── Data section ──
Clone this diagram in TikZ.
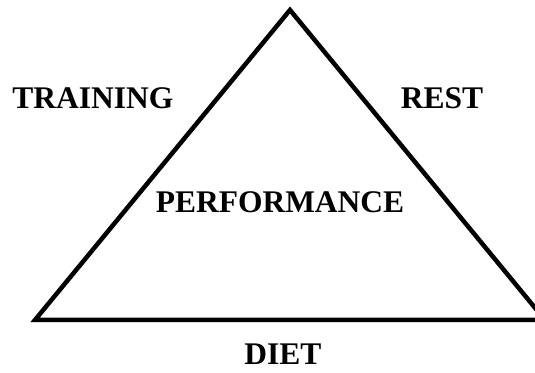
\documentclass[tikz,border=0pt]{standalone}
\usepackage{fontspec}
\setmainfont{Liberation Serif}
\usetikzlibrary{positioning}

\begin{document}
\begin{tikzpicture}[x=1pt,y=1pt,line join=miter,
  side/.style={line width=4.5pt,draw=black},
  label node/.style={inner sep=0pt,anchor=base,font=\fontsize{31.5}{36}\selectfont\bfseries}]

  \useasboundingbox (0,0) rectangle (535,372);

  \coordinate (top) at (290,362);
  \coordinate (left) at (35,52);
  \coordinate (right) at (545,52);

  \draw[side] (top) -- (left) -- (right) -- cycle;

  \node[label node] (training) at (93,263) {TRAINING};
  \node[label node] (rest) at (442,263) {REST};
  \node[label node] (perf) at (280,159) {PERFORMANCE};
  \node[label node] (diet) at (283,8) {DIET};
\end{tikzpicture}
\end{document}
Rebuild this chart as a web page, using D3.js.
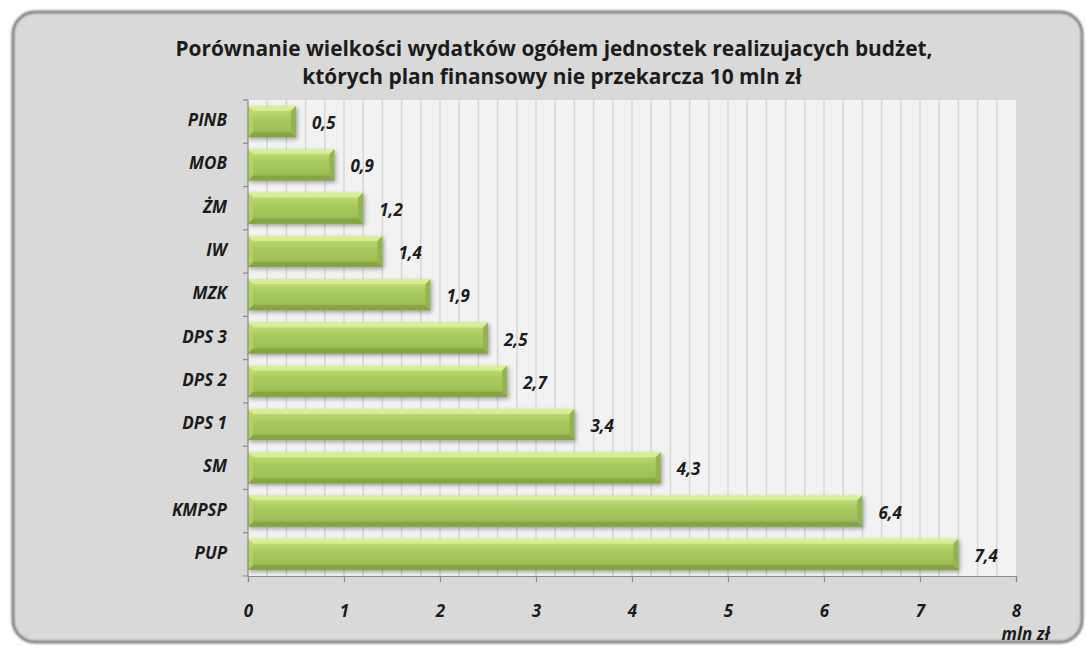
───
Copy the records above exactly, omitting every picture.

• _Answer in full_
Clone this diagram in TikZ.
\documentclass[tikz,border=0pt]{standalone}
\usepackage{fontspec}
\setmainfont{Liberation Serif}
\usetikzlibrary{positioning}

\begin{document}
\begin{tikzpicture}[x=1pt,y=1pt,line join=miter,
  side/.style={line width=4.5pt,draw=black},
  label node/.style={inner sep=0pt,anchor=base,font=\fontsize{31.5}{36}\selectfont\bfseries}]

  \useasboundingbox (0,0) rectangle (535,372);

  \coordinate (top) at (290,362);
  \coordinate (left) at (35,52);
  \coordinate (right) at (545,52);

  \draw[side] (top) -- (left) -- (right) -- cycle;

  \node[label node] (training) at (93,263) {TRAINING};
  \node[label node] (rest) at (442,263) {REST};
  \node[label node] (perf) at (280,159) {PERFORMANCE};
  \node[label node] (diet) at (283,8) {DIET};
\end{tikzpicture}
\end{document}
Rebuild this chart as a web page, using D3.js.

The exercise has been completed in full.